First express purely in terms of #cos theta#:

#cos^2 theta sin^2 theta = cos^2 theta (1 - cos^2 theta) = cos^2 theta - cos^4 theta#

Since this is of degree #4#, a good place to start might be #cos 4 theta# and #sin 4 theta#.

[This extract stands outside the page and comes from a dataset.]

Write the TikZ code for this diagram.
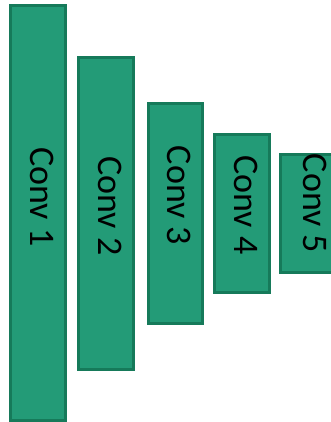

Using De Moivre's formula:

#cos 4 theta + i sin 4 theta#

#=(cos theta + i sin theta)^4#

#=cos^4 theta + 4i cos^3 theta sin theta -6 cos^2 theta sin^2 theta - 4i cos theta sin^3 theta + sin^4 theta#

#=(cos^4 theta -6 cos^2 theta sin^2 theta + sin^4 theta) + (4 cos^3 theta sin theta - 4 cos theta sin^3 theta)i#

So looking at the Real part, we find:

#cos 4 theta#

#=cos^4 theta -6 cos^2 theta sin^2 theta + sin^4 theta#

#=cos^4 theta - 6 cos^2 theta (1-cos^2 theta) + (1-cos^2 theta)(1-cos^2 theta)#

#=cos^4 theta - 6 cos^2 theta+6 cos^4 theta+1 - 2 cos^2 theta +cos^4 theta#

#=8 cos^4 theta-8cos^2 theta + 1#

#=-8(cos^2 theta - cos^4 theta) + 1#

Subtract #1# from both ends to get:

#cos 4 theta - 1 = -8(cos^2 theta - cos^4 theta)#

Divide both sides by #-8# to get:

#1/8(1-cos 4 theta) = cos^2 theta - cos^4 theta#

Voila!